Only the lines holding the string "Python" are needed. Copy each one.

[start of INPUT]

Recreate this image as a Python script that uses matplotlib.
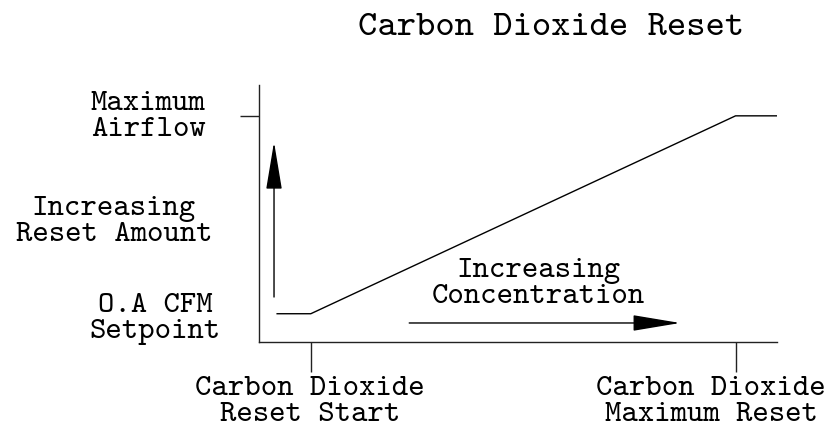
import matplotlib
matplotlib.use("Agg")
import matplotlib.pyplot as plt

# typewriter serif face shipped with matplotlib
plt.rcParams['font.family'] = ['cmtt10', 'DejaVu Sans Mono']

# reset curve: concentration (x) vs outside air setpoint (y), arbitrary 0-100 units
conc = [3.5, 10, 92, 100]
airflow = [11, 11, 88, 88]
reset_start = 10
reset_max = 92
max_airflow = 88

y_labels = ["Maximum\nAirflow", "Increasing\nReset Amount", "O.A CFM\nSetpoint"]
y_label_pos = [(-21.4, 87.6), (-28.0, 46.5), (-20.0, 8.9)]
x_labels = ["Carbon Dioxide\nReset Start", "Carbon Dioxide\nMaximum Reset"]
x_label_pos = [(9.8, -23.2), (87.3, -23.2)]

fig = plt.figure(figsize=(8.3, 4.28), dpi=100)
ax = fig.add_axes([259 / 830, 86 / 428, 518 / 830, 257 / 428])
ax.set_xlim(0, 100)
ax.set_ylim(0, 100)

ax.plot(conc, airflow, color='black', lw=1)

for side in ['top', 'right']:
    ax.spines[side].set_visible(False)
for side in ['left', 'bottom']:
    ax.spines[side].set_linewidth(1)
    ax.spines[side].set_color('#222222')

ax.set_xticks([reset_start, reset_max])
ax.set_yticks([max_airflow])
ax.tick_params(axis='x', length=21.5, width=1, direction='out', labelbottom=False, color='#222222')
ax.tick_params(axis='y', length=13.5, width=1, direction='out', labelleft=False, color='#222222')

arrow = dict(arrowstyle='-|>,head_length=3.0,head_width=0.5', mutation_scale=10,
             color='black', lw=1, shrinkA=0, shrinkB=0)
ax.annotate('', xy=(2.9, 77.8), xytext=(2.9, 17.5), arrowprops=arrow, annotation_clip=False)
ax.annotate('', xy=(81.3, 7.4), xytext=(29, 7.4), arrowprops=arrow, annotation_clip=False)

txt = dict(fontsize=22.5, ha='center', va='center', linespacing=1.0, clip_on=False)
for label, (x, y) in zip(y_labels, y_label_pos):
    ax.text(x, y, label, **txt)
for label, (x, y) in zip(x_labels, x_label_pos):
    ax.text(x, y, label, **txt)
ax.text(54, 22.5, "Increasing\nConcentration", **txt)

ax.text(56.4, 122, "Carbon Dioxide Reset", fontsize=26.5, ha='center', va='center', clip_on=False)

fig.savefig('out.png', dpi=100)
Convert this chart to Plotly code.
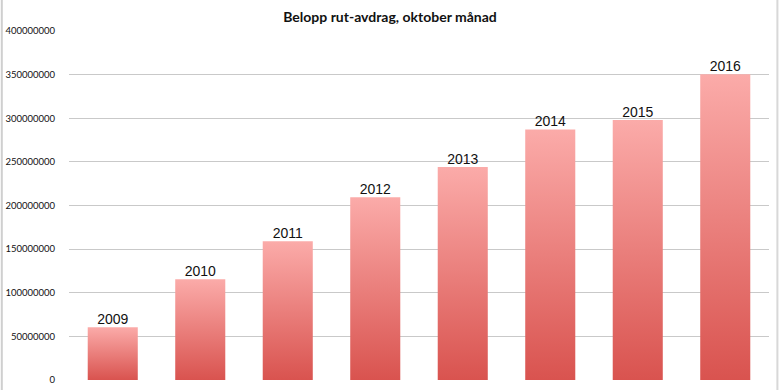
import plotly.graph_objects as go

years = ["2009", "2010", "2011", "2012", "2013", "2014", "2015", "2016"]
values = [60500000, 115500000, 159000000, 209500000, 244000000, 287000000, 298000000, 350500000]
tick_vals = [0, 50000000, 100000000, 150000000, 200000000, 250000000, 300000000, 350000000, 400000000]
tick_text = [str(v) for v in tick_vals]
title_text = "Belopp rut-avdrag, oktober månad"

bar_half = 0.286
top_col = "#FBABA9"
bottom_col = "#D9534F"

fig = go.Figure()
for i, (yr, v) in enumerate(zip(years, values)):
    fig.add_trace(go.Scatter(
        x=[i - bar_half, i - bar_half, i + bar_half, i + bar_half, i - bar_half],
        y=[0, v, v, 0, 0],
        mode="lines", line=dict(width=0),
        fill="toself",
        fillgradient=dict(type="vertical", colorscale=[[0, bottom_col], [1, top_col]]),
        hoverinfo="skip", showlegend=False, name=yr,
    ))

fig.add_trace(go.Scatter(
    x=list(range(len(years))), y=values, text=years,
    mode="text", textposition="top center",
    textfont=dict(family="Liberation Sans, Arial", size=14, color="#111111"),
    showlegend=False, hoverinfo="skip",
))

fig.update_layout(
    width=780, height=390,
    margin=dict(l=69, r=11, t=31, b=10, autoexpand=False),
    paper_bgcolor="white", plot_bgcolor="white",
    title=dict(text="<b>" + title_text + "</b>", x=0.5, xanchor="center", y=0.955, yanchor="middle",
               font=dict(family="Lato, Open Sans, sans-serif", size=14, color="#111111")),
    xaxis=dict(range=[-0.5, 7.5], showticklabels=False, showgrid=False, zeroline=False,
               showline=False, ticks="", automargin=False),
    yaxis=dict(range=[0, 400000000], tickvals=tick_vals, ticktext=tick_text,
               showgrid=True, gridcolor="#C9C9C9", gridwidth=1.2, zeroline=False,
               showline=False, ticks="", ticklabelstandoff=13, automargin=False,
               tickfont=dict(family="Lato, Open Sans, sans-serif", size=9.5, color="#111111")),
    shapes=[
        dict(type="line", xref="paper", yref="paper", x0=-0.096, x1=-0.096, y0=-0.05, y1=1.1,
             line=dict(color="#CFCFCF", width=2)),
        dict(type="line", xref="paper", yref="paper", x0=1.012, x1=1.012, y0=-0.05, y1=1.1,
             line=dict(color="#D8D8D8", width=2)),
    ],
)

fig.write_html("out.html", config={"displayModeBar": False},
               post_script="document.body.style.margin='0';document.body.style.overflow='hidden';")
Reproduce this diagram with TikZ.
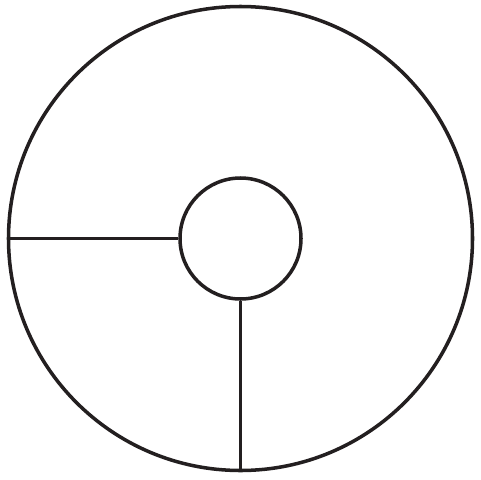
\documentclass[tikz,border=0pt]{standalone}
\usetikzlibrary{positioning}
\definecolor{ink}{HTML}{231F20}

\begin{document}
\begin{tikzpicture}
[x=0.02cm,y=-0.02cm,
ring/.style={circle,draw=ink,line width=2pt,inner sep=0pt},
spoke/.style={draw=ink,line width=1.9pt}]
%%%%%%%%%%
\useasboundingbox (0,0) rectangle (480,480);

%% circles
\node[ring,minimum size=464*0.02cm] (rim) at (240.5,238.5) {};
\node[ring,minimum size=121*0.02cm] (hub) at (240.5,238.5) {};

%% spokes
\draw[spoke] (hub.west) -- (rim.west);
\draw[spoke] (hub.south) -- (rim.south);
\end{tikzpicture}
\end{document}
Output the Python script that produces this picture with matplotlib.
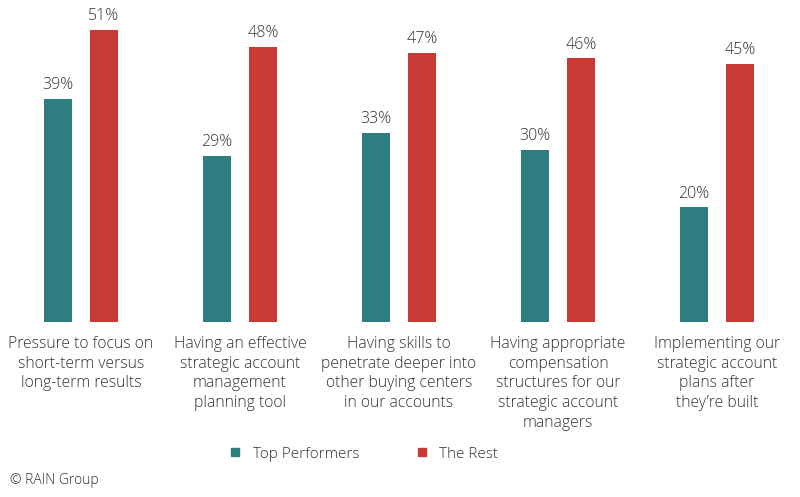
import matplotlib.pyplot as plt
from matplotlib.lines import Line2D
import numpy as np

plt.rcParams['font.family'] = ['Open Sans', 'DejaVu Sans']
plt.rcParams['font.weight'] = 'light'

categories = [
    "Pressure to focus on\nshort-term versus\nlong-term results",
    "Having an effective\nstrategic account\nmanagement\nplanning tool",
    "Having skills to\npenetrate deeper into\nother buying centers\nin our accounts",
    "Having appropriate\ncompensation\nstructures for our\nstrategic account\nmanagers",
    "Implementing our\nstrategic account\nplans after\nthey\u2019re built",
]
top_performers = [39, 29, 33, 30, 20]
the_rest = [51, 48, 47, 46, 45]
series_names = ["Top Performers", "The Rest"]

teal = '#2E7D80'
red = '#C93A35'
text_color = '#333333'

fig = plt.figure(figsize=(8, 4.97), dpi=100)
ax = fig.add_axes([0, 175 / 497, 1, 322 / 497])

x = np.arange(len(categories))
w = 0.176
off = 0.145
b1 = ax.bar(x - off, top_performers, w, color=teal)
b2 = ax.bar(x + off, the_rest, w, color=red)

# percentage labels on top of each bar
for bars, vals in ((b1, top_performers), (b2, the_rest)):
    for bar, v in zip(bars, vals):
        ax.text(bar.get_x() + bar.get_width() / 2, v + 1.0, f"{v}%",
                ha='center', va='bottom', fontsize=11.5, color=text_color)

ax.set_xlim(-0.509, 4.522)
ax.set_ylim(0, 56.2)
ax.set_xticks(x)
ax.set_xticklabels(categories, fontsize=11.3, color=text_color, linespacing=1.31)
ax.tick_params(axis='x', length=0, pad=10)
ax.set_yticks([])
for s in ax.spines.values():
    s.set_visible(False)

handles = [Line2D([], [], marker='s', linestyle='none', markersize=6, color=teal),
           Line2D([], [], marker='s', linestyle='none', markersize=6, color=red)]
fig.legend(handles, series_names, loc='center', bbox_to_anchor=(364.5 / 800, 1 - 454 / 497),
           ncol=2, frameon=False, fontsize=11, labelcolor=text_color,
           handlelength=0.6, handletextpad=0.85, columnspacing=3.8)

fig.text(10 / 800, 1 - 481 / 497, "\u00a9 RAIN Group", fontsize=10, color=text_color,
         ha='left', va='center')

fig.savefig('out.png', dpi=100)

[end of INPUT]

SOLVED PROBLEM —
Recreate this image as a Python script that uses matplotlib.
Output the Python script that produces this picture with matplotlib.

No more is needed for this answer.